▸ Aim:
Exclude the pictures, then copy word for word the lines running from the beginning of the records through the line with "from matplotlib import font_manager".
┄┄┄┄┄┄┄┄┄┄
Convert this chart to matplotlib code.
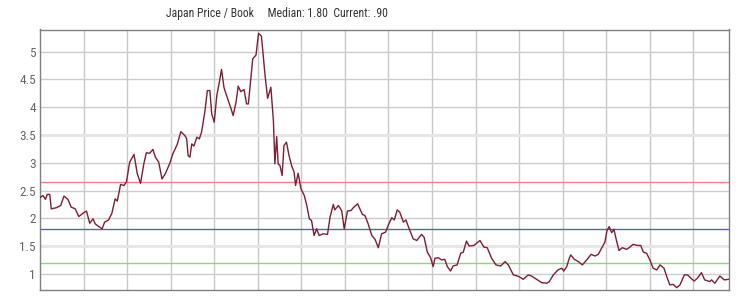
import matplotlib
matplotlib.use("Agg")
import matplotlib.pyplot as plt
from matplotlib import font_manager

# ── data: months since start, price/book ───────────────────────────────────
months = [
    0.0, 0.8, 1.5, 2.0, 2.7, 3.1, 4.5, 5.7, 6.6, 7.7, 8.6, 9.7, 10.7, 11.8,
    12.8, 13.7, 14.6, 15.2, 16.2, 17.1, 17.8, 18.9, 19.8, 20.7, 21.3, 22.2,
    23.1, 23.8, 24.7, 25.9, 26.8, 27.7, 28.6, 29.3, 30.2, 31.1, 31.8, 32.7,
    33.6, 34.5, 35.7, 36.6, 37.8, 38.8, 39.9, 40.4, 40.8, 41.3, 41.8, 42.4,
    43.2, 43.9, 44.5, 45.4, 46.1, 46.8, 47.3, 48.0, 48.7, 49.4, 50.0, 50.7,
    51.4, 52.5, 53.2, 54.0, 54.6, 55.3, 56.2, 56.9, 57.4, 57.8, 58.6, 59.5,
    60.2, 61.0, 62.0, 62.7, 63.6, 64.3, 64.7, 65.2, 65.6, 66.1, 66.7, 67.2,
    67.9, 68.6, 69.3, 70.0, 70.4, 71.1, 71.9, 72.8, 73.5, 74.2, 74.8, 75.5,
    76.2, 76.9, 78.0, 79.2, 79.9, 80.8, 81.2, 82.2, 83.1, 83.8, 84.7, 85.7,
    86.3, 87.5, 88.8, 89.5, 90.4, 91.4, 92.3, 93.2, 94.1, 95.2, 96.1, 96.9,
    97.6, 98.4, 99.1, 100.1, 100.8, 101.7, 102.8, 103.8, 105.1, 105.8, 106.7,
    107.6, 108.3, 108.8, 109.7, 110.6, 111.5, 112.2, 113.1, 113.8, 114.9,
    115.9, 116.6, 117.5, 118.2, 119.5, 121.2, 122.3, 123.2, 124.4, 125.6,
    126.9, 128.1, 129.0, 130.4, 131.5, 132.2, 133.1, 134.5, 135.4, 136.8,
    138.2, 139.6, 140.3, 141.4, 142.7, 143.7, 144.3, 145.1, 145.8, 146.2,
    147.2, 148.3, 149.4, 150.6, 151.8, 152.9, 153.8, 154.7, 155.6, 156.2,
    156.8, 157.5, 158.1, 158.8, 159.5, 160.4, 161.6, 162.5, 163.4, 164.6,
    165.5, 166.2, 167.1, 168.0, 168.9, 169.9, 170.8, 171.9, 172.6, 173.5,
    174.4, 175.4, 176.3, 177.5, 178.4, 179.3, 180.2, 181.1, 182.2, 183.1,
    184.5, 185.0, 185.9, 187.3, 188.5, 189.7,
]
pb = [
    2.37, 2.41, 2.34, 2.43, 2.43, 2.17, 2.19, 2.23, 2.40, 2.34, 2.20, 2.17, 2.03, 2.09,
    2.13, 1.91, 1.99, 1.90, 1.85, 1.81, 1.93, 1.97, 2.09, 2.35, 2.31, 2.61,
    2.59, 2.65, 3.01, 3.15, 2.80, 2.63, 2.98, 3.18, 3.17, 3.24, 3.10, 3.01,
    2.71, 2.80, 2.98, 3.16, 3.33, 3.56, 3.49, 3.43, 3.13, 3.10, 3.34, 3.30,
    3.46, 3.43, 3.55, 3.91, 4.30, 4.30, 3.88, 3.73, 4.21, 4.45, 4.68, 4.35,
    4.21, 4.00, 3.85, 4.09, 4.38, 4.28, 4.32, 4.06, 4.06, 4.33, 4.87, 4.94,
    5.33, 5.28, 4.57, 4.16, 4.36, 3.75, 2.98, 3.47, 2.98, 2.95, 2.77, 3.31,
    3.37, 3.13, 2.95, 2.83, 2.59, 2.81, 2.53, 2.41, 2.23, 1.99, 1.96, 1.69,
    1.81, 1.69, 1.72, 1.71, 2.02, 2.25, 2.15, 2.23, 2.14, 1.81, 2.13, 2.14,
    2.19, 2.26, 2.07, 2.05, 1.90, 1.69, 1.62, 1.47, 1.72, 1.75, 1.90, 2.01,
    1.97, 2.15, 2.11, 1.93, 1.97, 1.81, 1.63, 1.60, 1.71, 1.66, 1.39,
    1.29, 1.13, 1.28, 1.29, 1.25, 1.26, 1.13, 1.05, 1.14, 1.16,
    1.37, 1.39, 1.59, 1.50, 1.51, 1.60, 1.48, 1.47, 1.28, 1.16,
    1.14, 1.22, 1.16, 0.98, 0.96, 0.94, 0.90, 0.98, 0.96, 0.90,
    0.84, 0.83, 0.86, 0.98, 1.07, 1.10, 1.05, 1.13, 1.28, 1.34,
    1.26, 1.22, 1.16, 1.25, 1.35, 1.32, 1.35, 1.46, 1.57, 1.78,
    1.85, 1.74, 1.80, 1.60, 1.42, 1.47, 1.44, 1.48, 1.53, 1.51,
    1.51, 1.39, 1.37, 1.25, 1.10, 1.07, 1.16, 1.10, 0.96, 0.80,
    0.81, 0.75, 0.80, 0.98, 0.98, 0.92, 0.87, 0.92, 1.02, 0.89,
    0.86, 0.89, 0.83, 0.96, 0.89, 0.90,
]
upper, median, lower = 2.65, 1.80, 1.20
yticks = [1, 1.5, 2, 2.5, 3, 3.5, 4, 4.5, 5]
ytick_labels = ["1", "1.5", "2", "2.5", "3", "3.5", "4", "4.5", "5"]
year_marks = list(range(12, 181, 12))
title = "Japan Price / Book     Median: 1.80  Current: .90"

# condensed face if one is installed, else plain Liberation Sans
names = {f.name for f in font_manager.fontManager.ttflist}
narrow = [n for n in ("Roboto Condensed", "Liberation Sans Narrow", "Arial Narrow") if n in names]
face = narrow[0] if narrow else "Liberation Sans"
plt.rcParams["font.family"] = [face, "DejaVu Sans"]

fig = plt.figure(figsize=(7.4, 3.0), dpi=100)
ax = fig.add_axes([40 / 740, 10 / 300, 689 / 740, 260.5 / 300])

# grid
for m in year_marks:
    ax.axvline(m, color="#c8c8c8", lw=1.0, zorder=1)
for t in yticks:
    if t in (1.5, 3.5):
        ax.axhline(t, color="#e6e6e6", lw=2.2, zorder=1)
    else:
        ax.axhline(t, color="#cccccc", lw=1.0, zorder=1)

ax.axhline(upper, color="#f08080", lw=1.0, zorder=2)
ax.axhline(median, color="#5a64b4", lw=1.0, zorder=2)
ax.axhline(lower, color="#88d888", lw=1.0, zorder=2)

ax.plot(months, pb, color="#7d1e34", lw=1.0, zorder=3)

ax.set_xlim(0, 189.8)
ax.set_ylim(0.708, 5.40)
ax.set_xticks([])
ax.set_yticks(yticks)
ax.set_yticklabels(ytick_labels)
ax.tick_params(axis="y", length=0, pad=3, labelsize=9.5 if narrow else 9,
               labelcolor="#666666")
for s in ax.spines.values():
    s.set_color("#808080")
    s.set_linewidth(1.0)

fs = 8.5 if narrow else 8
fig.text(166 / 740, 1 - 13 / 300, title, ha="left", va="center",
         fontsize=fs, color="#333333")

fig.savefig("out.png", dpi=100)
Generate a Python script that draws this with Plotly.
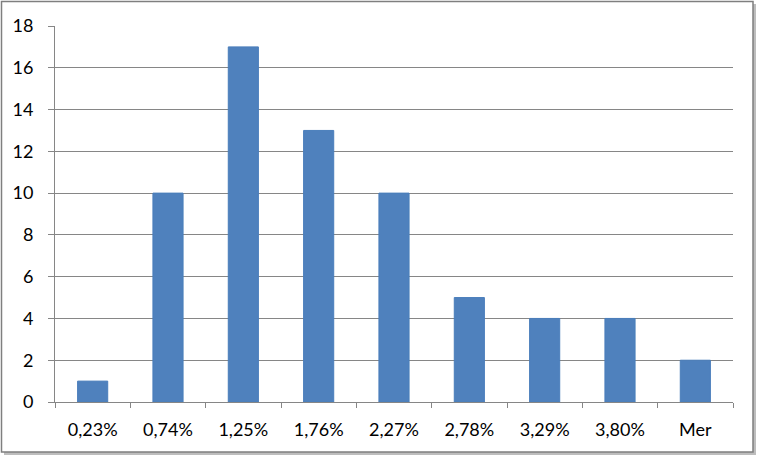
import plotly.graph_objects as go

categories = ["0,23%", "0,74%", "1,25%", "1,76%", "2,27%", "2,78%", "3,29%", "3,80%", "Mer"]
counts = [1, 10, 17, 13, 10, 5, 4, 4, 2]
y_ticks = [0, 2, 4, 6, 8, 10, 12, 14, 16, 18]

W, H = 758, 457
L, R, T, B = 55, 25, 26, 55
pw, ph = W - L - R, H - T - B

def px(x):
    return (x - L) / pw

def py(y):
    return (H - B - y) / ph

fig = go.Figure(go.Bar(
    x=categories, y=counts,
    marker=dict(color="#4F81BD", line=dict(color="#4A7EBB", width=1)),
))

fig.update_layout(
    width=W, height=H,
    margin=dict(l=L, r=R, t=T, b=B),
    paper_bgcolor="white", plot_bgcolor="rgba(0,0,0,0)",
    bargap=0.6, showlegend=False,
    font=dict(family="Lato, Open Sans, sans-serif", size=18, color="#000000"),
    shapes=[
        dict(type="rect", xref="paper", yref="paper", layer="below",
             x0=px(4), x1=px(756), y0=py(455), y1=py(4),
             fillcolor="#bdbdbd", line=dict(width=0)),
        dict(type="rect", xref="paper", yref="paper", layer="below",
             x0=px(1.5), x1=px(753), y0=py(452), y1=py(1.5),
             fillcolor="white", line=dict(color="#7f7f7f", width=1.5)),
    ],
)
fig.update_xaxes(
    type="category", showgrid=False, showline=True, linecolor="#868686", linewidth=1,
    ticks="outside", tickson="boundaries", ticklen=5, tickcolor="#868686",
    ticklabelstandoff=11,
)
fig.update_yaxes(
    range=[0, 18], tickvals=y_ticks, showgrid=True, gridcolor="#868686", gridwidth=1,
    showline=True, linecolor="#868686", linewidth=1, zeroline=False,
    ticks="outside", ticklen=6, tickcolor="#868686", ticklabelstandoff=11,
)

fig.write_html("out.html", config={"displayModeBar": False},
               post_script="document.body.style.margin='0';")
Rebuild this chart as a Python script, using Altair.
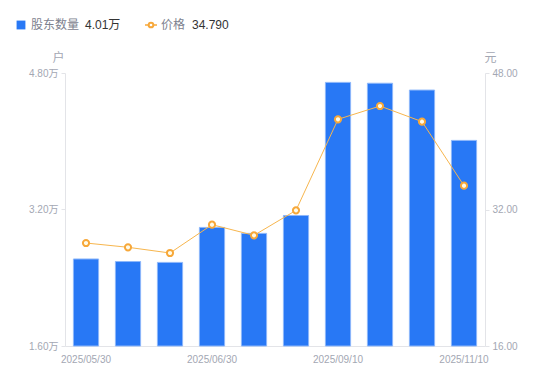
import altair as alt
import pandas as pd

# ---- data ----
dates = ["2025/05/30", "2025/06/10", "2025/06/20", "2025/06/30", "2025/07/31",
         "2025/08/31", "2025/09/10", "2025/09/30", "2025/10/31", "2025/11/10"]
holders = [2.62, 2.59, 2.58, 2.99, 2.92, 3.13, 4.69, 4.68, 4.60, 4.01]   # 万户
price = [28.07, 27.57, 26.90, 30.22, 28.97, 31.90, 42.57, 44.13, 42.30, 34.79]  # 元
shown_dates = ["2025/05/30", "2025/06/30", "2025/09/10", "2025/11/10"]
left_ticks = [1.6, 3.2, 4.8]
right_ticks = [16, 32, 48]
series_names = ["股东数量", "价格"]

df = pd.DataFrame({"date": dates, "holders": holders, "price": price})

FONT = "Liberation Sans, Arial, Noto Sans CJK SC"
LABEL_C = "#a3a7b3"
AXIS_C = "#e3e4e8"
BLUE = "#2878f5"
ORANGE = "#f7a83a"

x_enc = alt.X(
    "date:N", sort=dates,
    scale=alt.Scale(paddingInner=0.4, paddingOuter=0.2),
    axis=alt.Axis(values=shown_dates, labelAngle=0, title=None, ticks=False,
                  domainColor=AXIS_C, labelColor=LABEL_C, labelFontSize=10,
                  labelFont=FONT, labelPadding=8),
)

bars = alt.Chart(df).mark_bar(color=BLUE, stroke="#8db7fa", strokeWidth=1).encode(
    x=x_enc,
    y=alt.Y("holders:Q",
            scale=alt.Scale(domain=[1.6, 4.8], nice=False, zero=False),
            axis=alt.Axis(values=left_ticks,
                          labelExpr="format(datum.value, '.2f') + '万'",
                          title="户", titleAngle=0, titleX=-7, titleY=-16,
                          titleAlign="center", titleBaseline="middle",
                          titleColor=LABEL_C, titleFontSize=12, titleFontWeight="normal",
                          titleFont=FONT,
                          grid=False, tickSize=4, tickColor=AXIS_C, domainColor=AXIS_C,
                          labelColor=LABEL_C, labelFontSize=10, labelFont=FONT,
                          labelPadding=3)),
    y2=alt.datum(1.6),
)

pbase = alt.Chart(df).encode(
    x=x_enc,
    y=alt.Y("price:Q",
            scale=alt.Scale(domain=[16, 48], nice=False, zero=False),
            axis=alt.Axis(orient="right", values=right_ticks, format=".2f",
                          title="元", titleAngle=0, titleX=5, titleY=-16,
                          titleAlign="center", titleBaseline="middle",
                          titleColor=LABEL_C, titleFontSize=12, titleFontWeight="normal",
                          titleFont=FONT,
                          grid=False, tickSize=4, tickColor=AXIS_C, domainColor=AXIS_C,
                          labelColor=LABEL_C, labelFontSize=10, labelFont=FONT,
                          labelPadding=3)),
)
pline = pbase.mark_line(color="#f7b64e", strokeWidth=1)
ppts = pbase.mark_point(filled=True, fill="#fffbe8", stroke=ORANGE, strokeWidth=2,
                        size=38, opacity=1)
price_layer = alt.layer(pline, ppts)

# ---- legend (top-left) ----
LY = -48
one = pd.DataFrame({"k": [0]})
leg_sq = alt.Chart(one).mark_square(color=BLUE, size=78, opacity=1).encode(
    x=alt.value(-44), y=alt.value(LY))
leg_rule = alt.Chart(one).mark_rule(color=ORANGE, strokeWidth=1.5).encode(
    x=alt.value(80), x2=alt.value(92), y=alt.value(LY))
leg_pt = alt.Chart(one).mark_point(filled=True, fill="white", stroke=ORANGE,
                                   strokeWidth=2, size=22, opacity=1).encode(
    x=alt.value(86), y=alt.value(LY))


def leg_text(txt, x, color):
    return alt.Chart(pd.DataFrame({"t": [txt]})).mark_text(
        align="left", baseline="middle", fontSize=12, font=FONT, color=color
    ).encode(x=alt.value(x), y=alt.value(LY), text="t:N")


legend = alt.layer(
    leg_sq,
    leg_text(series_names[0], -34, "#7d818e"),
    leg_text(f"{holders[-1]:.2f}万", 20, "#333333"),
    leg_rule, leg_pt,
    leg_text(series_names[1], 96, "#7d818e"),
    leg_text(f"{price[-1]:.3f}", 127, "#333333"),
)

chart = alt.layer(bars, price_layer, legend).resolve_scale(y="independent").properties(
    width=420, height=273,
    autosize=alt.AutoSizeParams(type="none"),
    padding={"left": 57, "top": 65, "right": 57, "bottom": 27},
).configure_view(stroke=None)

chart.save("out.html", embed_options={"renderer": "svg", "actions": False})
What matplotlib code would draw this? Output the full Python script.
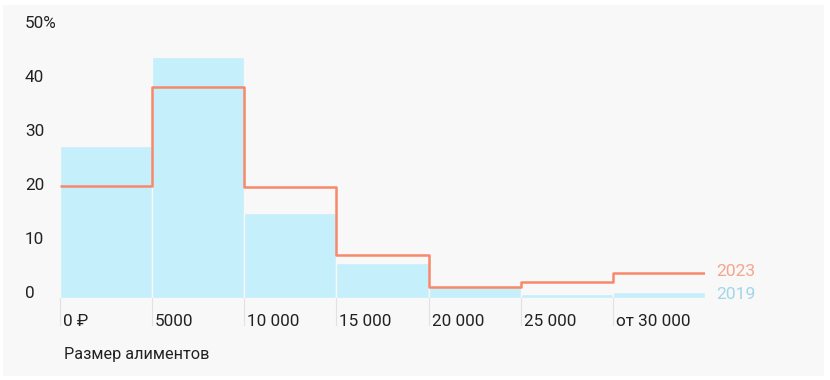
import matplotlib
matplotlib.use("Agg")
import matplotlib.pyplot as plt
from matplotlib.patches import Rectangle
import matplotlib.transforms as mtransforms

plt.rcParams['font.family'] = ['Roboto', 'DejaVu Sans']

categories = ["0 ₽", "5000", "10 000", "15 000", "20 000", "25 000", "от 30 000"]
values_2019 = [28.0, 44.4, 15.6, 6.4, 2.0, 0.7, 1.1]
values_2023 = [20.6, 39.0, 20.5, 7.9, 2.1, 2.9, 4.6]
yticks = [0, 10, 20, 30, 40, 50]
ytick_labels = ["0", "10", "20", "30", "40", "50%"]
series_names = ["2019", "2023"]
xlabel = "Размер алиментов"

W, H = 830, 380
fig = plt.figure(figsize=(W / 100, H / 100), dpi=100)
fig.patch.set_facecolor("white")
fig.add_artist(Rectangle((3 / W, 4 / H), 821 / W, 371 / H, transform=fig.transFigure,
                         facecolor="#f8f8f8", edgecolor="none", zorder=0))

left, right, bottom, top = 60, 705, 298, 27
ax = fig.add_axes([left / W, (H - bottom) / H, (right - left) / W, (bottom - top) / H])
ax.set_facecolor("none")
n = len(categories)
ax.set_xlim(0, n)
ax.set_ylim(0, 50)
for s in ax.spines.values():
    s.set_visible(False)
ax.set_yticks([])
ax.set_xticks([])

# 2019 bars
ax.bar(range(n), values_2019, width=1, align="edge", color="#c6effc",
       edgecolor="#f8f8f8", linewidth=1, zorder=2)

# 2023 step line
xs = list(range(n + 1))
ys = values_2023 + [values_2023[-1]]
ax.step(xs, ys, where="post", color="#f7886a", linewidth=1.8, zorder=3,
        solid_joinstyle="round", solid_capstyle="butt")

# vertical tick lines below the axis
for i in range(n):
    ax.plot([i, i], [0, -27 / 5.42], color="#e2e2e2", linewidth=0.8,
            clip_on=False, zorder=1)
    ax.text(i, 0, categories[i], ha="left", va="center", fontsize=12.3, color="#222222",
            transform=ax.transData + mtransforms.ScaledTranslation(3 / 100, -24 / 100, fig.dpi_scale_trans))

# y tick labels
btr = mtransforms.blended_transform_factory(fig.transFigure, ax.transData)
for v, lab in zip(yticks, ytick_labels):
    ax.text(25 / W, v, lab, ha="left", va="center", fontsize=12.3, color="#222222",
            transform=btr + mtransforms.ScaledTranslation(0, 4 / 100, fig.dpi_scale_trans))

# series labels
ax.text(n, values_2023[-1], series_names[1], ha="left", va="center", fontsize=12.6,
        color="#f4a58e", clip_on=False,
        transform=ax.transData + mtransforms.ScaledTranslation(11 / 100, 2 / 100, fig.dpi_scale_trans))
ax.text(n, values_2019[-1], series_names[0], ha="left", va="center", fontsize=12.6,
        color="#a3d6ea", clip_on=False,
        transform=ax.transData + mtransforms.ScaledTranslation(11 / 100, -2 / 100, fig.dpi_scale_trans))

fig.text(64 / W, (H - 354) / H, xlabel, ha="left", va="center", fontsize=11.7, color="#222222")

fig.savefig("out.png", dpi=100, facecolor="white")
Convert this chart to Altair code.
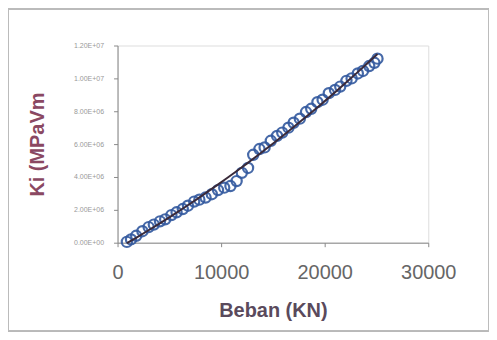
import altair as alt
import pandas as pd

beban = [900, 1300, 1800, 2400, 3000, 3500, 4100, 4600, 5200, 5700, 6300, 6800,
         7400, 7900, 8500, 9100, 9700, 10300, 10900, 11500, 12000, 12600, 13100,
         13700, 14200, 14800, 15400, 15900, 16500, 17000, 17600, 18200, 18700,
         19300, 19800, 20400, 21000, 21500, 22100, 22600, 23200, 23700, 24300,
         24800, 25100]
ki = [0.05e6, 0.2e6, 0.42e6, 0.7e6, 0.95e6, 1.1e6, 1.3e6, 1.42e6, 1.68e6, 1.85e6,
      2.05e6, 2.25e6, 2.5e6, 2.62e6, 2.75e6, 2.95e6, 3.2e6, 3.35e6, 3.45e6, 3.75e6,
      4.25e6, 4.55e6, 5.35e6, 5.7e6, 5.8e6, 6.2e6, 6.5e6, 6.7e6, 7.0e6, 7.3e6,
      7.55e6, 7.95e6, 8.15e6, 8.55e6, 8.7e6, 9.1e6, 9.3e6, 9.5e6, 9.85e6, 10.0e6,
      10.3e6, 10.45e6, 10.75e6, 10.95e6, 11.2e6]
x_ticks = [0, 10000, 20000, 30000]
y_ticks = [0, 2e6, 4e6, 6e6, 8e6, 10e6, 12e6]

df = pd.DataFrame({"Beban": beban, "Ki": ki})

W, H = 312, 198
PL, PT, PR, PB = 110, 37, 61, 89

xs = alt.Scale(domain=[0, 30000], nice=False)
ys = alt.Scale(domain=[0, 12e6], nice=False)

x_enc = alt.X("Beban:Q", scale=xs, title="Beban (KN)",
              axis=alt.Axis(values=x_ticks, tickCount=len(x_ticks), grid=False,
                            format="d", domainColor="#888", tickColor="#888",
                            tickSize=4, labelFontSize=20, labelColor="#666",
                            labelFont="Liberation Sans", labelPadding=16,
                            labelOverlap=False, labelFlush=False,
                            titleFont="Liberation Sans", titleFontSize=20,
                            titleFontWeight="bold", titleColor="#5a4a5c",
                            titlePadding=18))
y_enc = alt.Y("Ki:Q", scale=ys, title="Ki (MPaVm",
              axis=alt.Axis(values=y_ticks, tickCount=len(y_ticks), grid=False,
                            labelExpr="replace(format(datum.value, '.2e'), 'e+', 'E+0')",
                            domainColor="#888", tickColor="#888", tickSize=4,
                            labelFontSize=7, labelColor="#999",
                            labelFont="Liberation Sans", labelPadding=10,
                            labelOverlap=False, labelFlush=False,
                            titleFont="Liberation Sans", titleFontSize=20,
                            titleFontWeight="bold", titleColor="#8a4862",
                            titlePadding=26))

pts = alt.Chart(df).mark_point(shape="circle", size=105, filled=False,
                               strokeWidth=2.2, color="#33599f",
                               opacity=0.9).encode(x=x_enc, y=y_enc)

trend = alt.Chart(df).transform_regression(
    "Beban", "Ki", method="poly", order=2
).mark_line(color="#3a2a3a", strokeWidth=2).encode(x="Beban:Q", y="Ki:Q")

border = alt.Chart(df).mark_rect(fill=None, stroke="#bbb", strokeWidth=1).encode(
    x=alt.value(-PL + 0.5), x2=alt.value(W + PR - 0.5),
    y=alt.value(-PT + 0.5), y2=alt.value(H + PB - 0.5))

chart = alt.layer(border, pts, trend).properties(
    width=W, height=H,
    autosize=alt.AutoSizeParams(type="none"),
    padding={"left": PL, "top": PT, "right": PR, "bottom": PB},
).configure_view(stroke=None).configure(background="white")

chart.save("out.html", embed_options={"renderer": "svg", "actions": False})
┄┄┄┄┄┄┄┄┄┄
▸ The output:
Convert this chart to matplotlib code.
import matplotlib
matplotlib.use("Agg")
import matplotlib.pyplot as plt
from matplotlib import font_manager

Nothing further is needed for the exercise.